I am trying to fit a largest rectangle of known width (b) into a larger rectangle of known dimensions PR x PS. See the following diagram: hand written explanation of problem
I forgot to mention PS is 34.25. I came up with the following trig formula to get the maximum value of length (a), but I'm not sure how to solve for it. And perhaps there is an easier way to solve this mathematically. I did see a lot of posts on maximizing trig functions and a lot about figuring out if a rectangle can fit in another rectangle.
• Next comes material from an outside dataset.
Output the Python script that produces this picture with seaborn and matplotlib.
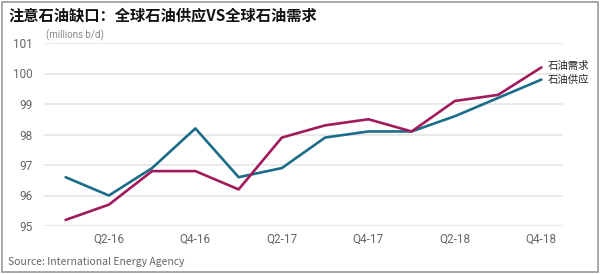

But nothing so far to maximize one size given the width of the inner rectangle and the dimensions of the outer rectangle. Can someone help me to solve for the maximum "a" based on angle t?
There is only one angle such that the inner rectangle touches all for sides.
So you want to maximize $a$, with
$$R\ge a\cos t+b\sin t,\\S\ge a \sin t+b\cos t.$$
Then
$$a\le \frac{R-b\sin t}{\cos t},\frac{S-b\cos t}{\sin t}.$$
If we look at the zeroes of the derivative of the left function,
$$\left(\frac{R-b\sin t}{\cos t}\right)'=\frac{R\sin t-b}{\cos^2t},$$
we have a minimum for $\sin t=\dfrac bR$. Similarly, the other minimum occurs at $\cos t=\dfrac bS$.
Finally, after simplification
$$a=\min\left(\sqrt{R^2-b^2},\sqrt{S^2-b^2}\right).$$